So I am new to manager tools and looking for some guidance / advice. I am a front line supervisor at a large organization with a unionized workforce. I have three superintendents in my department that are over my peers and myself. I report to only one of the three. However, it seems that all three superintendents have very similar management styles and opinions on how to interact with the front line supervisors’ direct reports. It seems they are not impressed with developing relationships with hourly employees. In fact, they have even told me, “If your operators are not mad at you and filing grievances, you are not doing your job right.”


I have recently started conducting one on one meetings with my direct reports.

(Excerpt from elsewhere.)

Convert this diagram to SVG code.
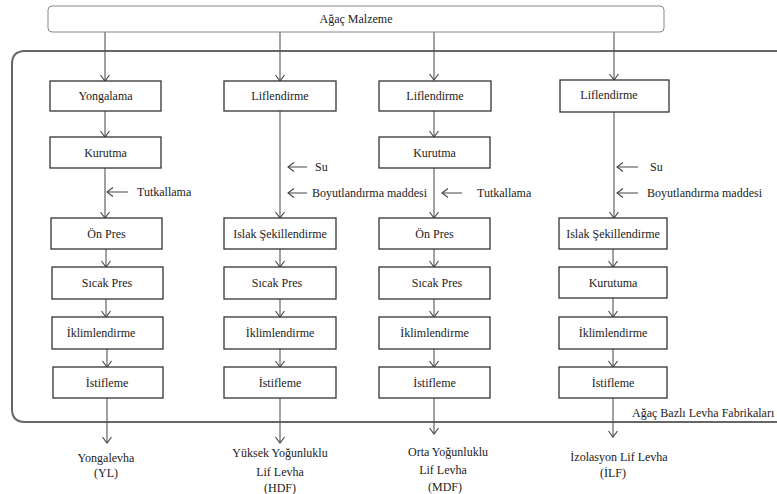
<svg xmlns="http://www.w3.org/2000/svg" width="777" height="494" viewBox="0 0 777 494">
<style>
text{font-family:'Liberation Serif','DejaVu Serif',serif;font-size:12px;fill:#222}
.c{text-anchor:middle}
.box{fill:#fff;stroke:#333;stroke-width:1.3}
.ln{stroke:#555;stroke-width:1.1;fill:none}
</style>
<defs>
<marker id="ah" viewBox="-7 -5 8 10" refX="0" refY="0" markerWidth="8" markerHeight="10" markerUnits="userSpaceOnUse" orient="auto">
<path d="M-6,-4.5 L0,0 L-6,4.5" fill="none" stroke="#444" stroke-width="1.1"/>
</marker>
</defs>
<rect x="0" y="0" width="777" height="494" fill="#fff"/>
<g id="container">
<path d="M790,51 H25 Q12,51 12,64 V409 Q12,422 25,422 H790" fill="none" stroke="#666" stroke-width="2"/>
<text x="632" y="417" font-family="Liberation Serif, serif">Ağaç Bazlı Levha Fabrikaları</text>
</g>
<g id="connectors">
<path class="ln" d="M105,32 V81" marker-end="url(#ah)"/>
<path class="ln" d="M280,32 V81" marker-end="url(#ah)"/>
<path class="ln" d="M434,32 V80" marker-end="url(#ah)"/>
<path class="ln" d="M614,32 V80" marker-end="url(#ah)"/>
<path class="ln" d="M105,111 V137" marker-end="url(#ah)"/>
<path class="ln" d="M105,168 V218" marker-end="url(#ah)"/>
<path class="ln" d="M106,249 V267" marker-end="url(#ah)"/>
<path class="ln" d="M106,299 V317" marker-end="url(#ah)"/>
<path class="ln" d="M107,349 V367" marker-end="url(#ah)"/>
<path class="ln" d="M107,398 V443" marker-end="url(#ah)"/>
<path class="ln" d="M128,192 H107" marker-end="url(#ah)"/>
<path class="ln" d="M280,111 V218" marker-end="url(#ah)"/>
<path class="ln" d="M280,249 V267" marker-end="url(#ah)"/>
<path class="ln" d="M280,299 V317" marker-end="url(#ah)"/>
<path class="ln" d="M280,349 V367" marker-end="url(#ah)"/>
<path class="ln" d="M280,398 V443" marker-end="url(#ah)"/>
<path class="ln" d="M307,167 H288" marker-end="url(#ah)"/>
<path class="ln" d="M307,193 H288" marker-end="url(#ah)"/>
<path class="ln" d="M434,111 V137" marker-end="url(#ah)"/>
<path class="ln" d="M434,168 V218" marker-end="url(#ah)"/>
<path class="ln" d="M434,249 V267" marker-end="url(#ah)"/>
<path class="ln" d="M434,299 V317" marker-end="url(#ah)"/>
<path class="ln" d="M434,349 V367" marker-end="url(#ah)"/>
<path class="ln" d="M434,398 V434" marker-end="url(#ah)"/>
<path class="ln" d="M462,193 H442" marker-end="url(#ah)"/>
<path class="ln" d="M614,112 V218" marker-end="url(#ah)"/>
<path class="ln" d="M613,249 V267" marker-end="url(#ah)"/>
<path class="ln" d="M613,298 V317" marker-end="url(#ah)"/>
<path class="ln" d="M613,349 V367" marker-end="url(#ah)"/>
<path class="ln" d="M613,398 V437" marker-end="url(#ah)"/>
<path class="ln" d="M638,167 H617" marker-end="url(#ah)"/>
<path class="ln" d="M638,193 H617" marker-end="url(#ah)"/>
</g>
<g id="inputs">
<text x="137" y="196">Tutkallama</text>
<text x="315" y="171">Su</text>
<text x="312" y="197">Boyutlandırma maddesi</text>
<text x="477" y="197">Tutkallama</text>
<text x="650" y="171">Su</text>
<text x="647" y="197">Boyutlandırma maddesi</text>
</g>
<g id="n-agac"><rect x="48" y="6" width="616" height="26" rx="4" fill="#fff" stroke="#888" stroke-width="1"/><text class="c" x="356" y="23">Ağaç Malzeme</text></g>
<g id="c1-yongalama"><rect class="box" x="50" y="81" width="111" height="30"/><text class="c" x="105.5" y="100">Yongalama</text></g>
<g id="c1-kurutma"><rect class="box" x="50" y="137" width="111" height="31"/><text class="c" x="105.5" y="157">Kurutma</text></g>
<g id="c1-onpres"><rect class="box" x="51" y="218" width="111" height="31"/><text class="c" x="106.5" y="238">Ön Pres</text></g>
<g id="c1-sicak"><rect class="box" x="52" y="267" width="111" height="32"/><text class="c" x="107" y="287">Sıcak Pres</text></g>
<g id="c1-iklim"><rect class="box" x="52" y="317" width="111" height="32"/><text class="c" x="101" y="337">İklimlendirme</text></g>
<g id="c1-istif"><rect class="box" x="53" y="367" width="110" height="31"/><text class="c" x="107" y="387">İstifleme</text></g>
<g id="c2-lif"><rect class="box" x="224" y="81" width="112" height="30"/><text class="c" x="280" y="100">Liflendirme</text></g>
<g id="c2-islak"><rect class="box" x="224" y="218" width="112" height="31"/><text class="c" x="280" y="238">Islak Şekillendirme</text></g>
<g id="c2-sicak"><rect class="box" x="224" y="267" width="112" height="32"/><text class="c" x="277" y="287">Sıcak Pres</text></g>
<g id="c2-iklim"><rect class="box" x="224" y="317" width="112" height="32"/><text class="c" x="280" y="337">İklimlendirme</text></g>
<g id="c2-istif"><rect class="box" x="224" y="367" width="112" height="31"/><text class="c" x="280" y="387">İstifleme</text></g>
<g id="c3-lif"><rect class="box" x="379" y="81" width="112" height="30"/><text class="c" x="435" y="100">Liflendirme</text></g>
<g id="c3-kurutma"><rect class="box" x="379" y="137" width="111" height="31"/><text class="c" x="434.5" y="157">Kurutma</text></g>
<g id="c3-onpres"><rect class="box" x="379" y="218" width="111" height="31"/><text class="c" x="434.5" y="238">Ön Pres</text></g>
<g id="c3-sicak"><rect class="box" x="379" y="267" width="111" height="32"/><text class="c" x="437" y="287">Sıcak Pres</text></g>
<g id="c3-iklim"><rect class="box" x="379" y="317" width="111" height="32"/><text class="c" x="434.5" y="337">İklimlendirme</text></g>
<g id="c3-istif"><rect class="box" x="379" y="367" width="111" height="31"/><text class="c" x="434.5" y="387">İstifleme</text></g>
<g id="c4-lif"><rect class="box" x="560" y="80" width="109" height="32"/><text class="c" x="609" y="99">Liflendirme</text></g>
<g id="c4-islak"><rect class="box" x="559" y="218" width="108" height="31"/><text class="c" x="613" y="238">Islak Şekillendirme</text></g>
<g id="c4-kurutuma"><rect class="box" x="559" y="267" width="108" height="31"/><text class="c" x="613" y="287">Kurutuma</text></g>
<g id="c4-iklim"><rect class="box" x="559" y="317" width="108" height="32"/><text class="c" x="613" y="337">İklimlendirme</text></g>
<g id="c4-istif"><rect class="box" x="559" y="367" width="108" height="31"/><text class="c" x="613" y="387">İstifleme</text></g>
<g id="out-yl"><text class="c" x="106" y="462">Yongalevha</text><text class="c" x="106" y="477">(YL)</text></g>
<g id="out-hdf"><text class="c" x="280" y="457">Yüksek Yoğunluklu</text><text class="c" x="280" y="476">Lif Levha</text><text class="c" x="280" y="492">(HDF)</text></g>
<g id="out-mdf"><text class="c" x="448" y="456">Orta Yoğunluklu</text><text class="c" x="443" y="474">Lif Levha</text><text class="c" x="445" y="491">(MDF)</text></g>
<g id="out-ilf"><text class="c" x="619" y="461">İzolasyon Lif Levha</text><text class="c" x="613" y="477">(İLF)</text></g>
</svg>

I already have a pretty good relationship with my direct reports, but the one on ones are making the relationships even better. I am getting the vibe from the superintendents that they feel I am a weak supervisor (do I run my team or does my team run me) because I have good relationships with my direct reports. However, my team is constantly achieving targets, higher morale, and job satisfaction under my management.


My question is, do I change my management style to please the superintendents and rule with the “hammer” (which will quickly deteriorate trust and morale)? Or do I continue to manage my team my way by developing trust, morale, and relationships? Any help would be greatly appreciated.

donm's picture
Training Badge

"Should I do it wrong and not get good results because that's the way my boss wants me to do it?"

Do the job. Do it right. If the superintendents were good at what they did, they'd look for results, and not for methods. If you can consistently deliver good results, then keep doing it that way. People complaining is not something one should hope for. If they talk to you about not enough grievances, ask them what targets are not being met. "I wasn't aware that one of my metrics was 'increased number of grievances'." You'd probably want to say it more nicely and less directly, but that's the gist of what you should say.

You should always strive to do the job the best you can. If you feel the job is being done better with the MT methods, then continue to use them and let the chips fall where they may. If nothing else, you'll be a better manager at your next job by following good practices at this job.

svibanez's picture

Follow the results, as told by the metrics.  Let your progress toward attaining your quarterly or annual goals determine whether the M-T methods work for you.  I know they work for me and my teams.

I spent many years in a culture where you were considered weak if your people weren't complaining about you.  I rejected that thought process long before I learned about M-T and I was quite effective.  I'm even more effective now that I know the right way to do things (as opposed to recognizing the wrong way).